With the restrictions of no writing and no pictures, we’re limited to things that they could conceivably create on their own or things they pretty much can’t understand and will probably be lost or destroyed before sufficient advancements can be made to understand. So we might as well amuse ourselves. Or so it seems to me.

Incandescent bulb, carbon and lead battery flashlight

Small internal combustion engine with pull-rope starter and as much fuel as possible - it’s going to take them time to figure out oil and how to refine it.

Steam engine with kindling in the firebox - that should give them the idea to build a fire there. Yes, with water in the boiler. They could scale it up with just a bit of improvement in their metals.

I’d be inclined to ship these to either China or the largest Muslim empire of the time - they had the technology to exploit them.
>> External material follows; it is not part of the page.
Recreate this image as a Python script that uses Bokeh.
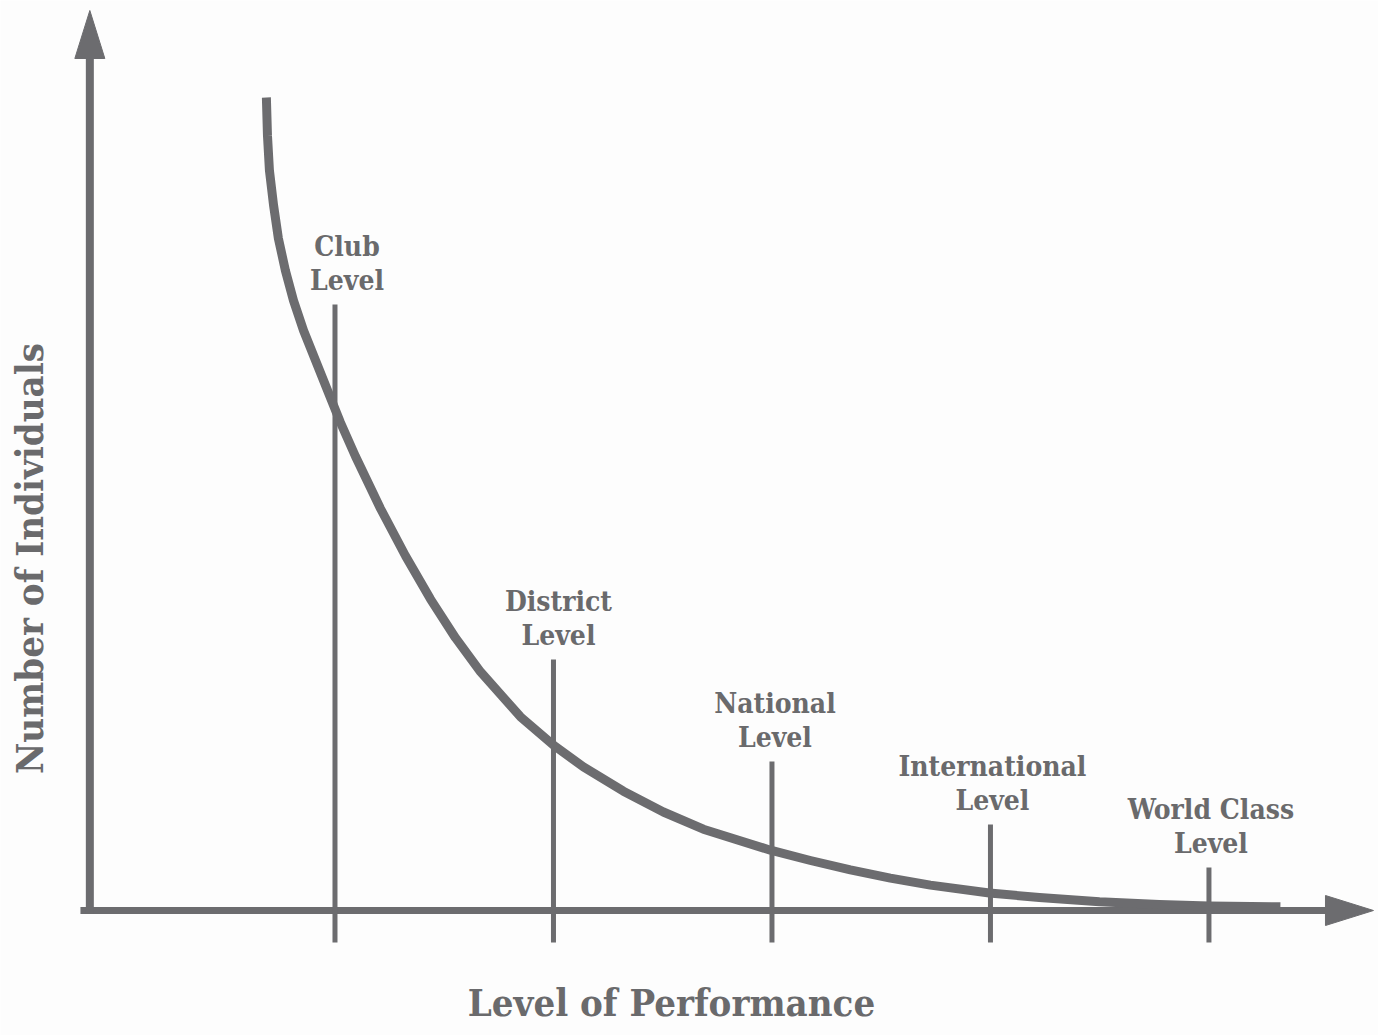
from bokeh.plotting import figure
from bokeh.models import Range1d, ColumnDataSource
from bokeh.core.properties import value
from bokeh.embed import file_html
from bokeh.resources import INLINE

# ---- data ----
level_labels = ["Club\nLevel", "District\nLevel", "National\nLevel",
                "International\nLevel", "World Class\nLevel"]
level_pos = [1, 2, 3, 4, 5]
level_top = [6.06, 2.51, 1.49, 0.86, 0.43]

curve_x = [0.686, 0.691, 0.700, 0.719, 0.741, 0.773, 0.810, 0.856, 0.911, 0.966,
           1.025, 1.094, 1.208, 1.323, 1.437, 1.551, 1.666, 1.849, 2.0,
           2.137, 2.320, 2.503, 2.686, 2.993, 3.176, 3.359, 3.542, 3.725,
           3.995, 4.224, 4.499, 4.773, 5.0, 5.327]
curve_y = [8.13, 7.75, 7.40, 7.05, 6.72, 6.40, 6.10, 5.80, 5.50, 5.20,
           4.88, 4.54, 4.02, 3.545, 3.114, 2.728, 2.387, 1.937, 1.653,
           1.436, 1.193, 0.985, 0.813, 0.603, 0.50, 0.406, 0.324, 0.254,
           0.175, 0.13, 0.088, 0.06, 0.045, 0.037]

x_title = "Level of Performance"
y_title = "Number of Individuals"

# ---- style / layout ----
INK = "#6c6c6f"
TXT = "#6a6a6c"
FONT = "DejaVu Serif Condensed"
W, H = 1378, 1035
X_MIN, X_MAX = -0.5309, 5.776
Y_MIN, Y_MAX = -1.25, 9.10
PX_PER_X = W / (X_MAX - X_MIN)
PX_PER_Y = H / (Y_MAX - Y_MIN)

label_dx = [12, 5, 3, 2, 2]          # screen-pixel nudges of the level labels
tick_depth = -0.32
y_axis_x = -0.122
x_axis_start = -0.165
y_arrow_tip = 9.0
x_arrow_tip = 5.753
head_len_px, head_half_px = 48, 15

p = figure(width=W, height=H,
           x_range=Range1d(X_MIN, X_MAX), y_range=Range1d(Y_MIN, Y_MAX),
           output_backend="svg", toolbar_location=None, min_border=0)
p.axis.visible = False
p.grid.visible = False
p.outline_line_color = None
p.background_fill_color = "#fdfdfd"
p.border_fill_color = "#fdfdfd"

# axes
p.line([x_axis_start, x_arrow_tip - head_len_px / PX_PER_X * 0.8], [0, 0],
       line_width=7, color=INK)
p.line([y_axis_x, y_axis_x], [-0.03, y_arrow_tip - head_len_px / PX_PER_Y * 0.8],
       line_width=8, color=INK)
hx = head_len_px / PX_PER_X
hy = head_half_px / PX_PER_Y
vx = head_half_px / PX_PER_X
vy = head_len_px / PX_PER_Y
p.patches(xs=[[x_arrow_tip, x_arrow_tip - hx, x_arrow_tip - hx],
              [y_axis_x, y_axis_x - vx, y_axis_x + vx]],
          ys=[[0, hy, -hy],
              [y_arrow_tip, y_arrow_tip - vy, y_arrow_tip - vy]],
          fill_color=INK, line_color=INK, line_width=1)

# level markers
p.segment(x0=level_pos, y0=[tick_depth] * len(level_pos), x1=level_pos, y1=level_top,
          line_width=5, color=INK)

# curve
p.line(curve_x, curve_y, line_width=9, color=INK, line_join="round")

# level labels
src = ColumnDataSource(dict(x=level_pos, y=level_top, t=level_labels, dx=label_dx))
p.text(x="x", y="y", text="t", source=src, text_align="center",
       text_baseline="bottom", x_offset="dx", y_offset=-7, text_font=value(FONT),
       text_font_style="bold", text_font_size="28px", text_color=TXT,
       text_line_height=1.06)

# axis titles
p.text(x=[2.54], y=[-1.14], text=[x_title],
       text_align="center", text_baseline="bottom", text_font=value(FONT),
       text_font_style="bold", text_font_size="38px", text_color=TXT)
p.text(x=[-0.297], y=[3.52], text=[y_title], angle=1.5708,
       text_align="center", text_baseline="bottom", text_font=value(FONT),
       text_font_style="bold", text_font_size="38px", text_color=TXT)

open("out.html", "w").write(file_html(p, INLINE))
The flashlight could go to them or wherever in Europe it’d be safe from the Church, which would condemn any/all of them as Satanic and ordered them destroyed.
The RCC really acted badly toward science back in the day.

One thing would be safe anywhere, as lng as it fell into sea-going hands: A globe showing land masses - and the western hemisphere - the improvement in there maps would be a huge boon to commerce, and the existence of the Americas would set off a rush - maybe the Spanish and Portuguese wouldn’t get a lock.
Come to think of it, scratch the idea of sending the globe to Christian areas - they behaved rather badly toward the natives largely due to their religion. China scores another. Don’t know if Islam would be nicer - there are some serious loons in that religion too.

A nice, large tin of food - and no can opener. :smiley:

Exactly 1000 years? Canute was proclaimed King of England in 1014. Maybe he could use a pair of galoshes.

A Tonka grader/dump truck for the preColumbian N.A. tribes. (You would have to paint out the logo, of course.)

A microscope. Or a telescope.

The shoes I’m wearing right now.

Longstoryshort, i do not like to try on shoes. I find ones I like in my size, pay and go. These shoes were on sale, looked nice, but I’ve grown to hate them. They are awkward to wear (the shoe is designed to rock like a rocking chair). My gf finds my shoe purchasing behavior maddening. I am too frugal to just throw the shoes away, so for the last year (they are made well, I’ll give them that) I have just been suffering in silence.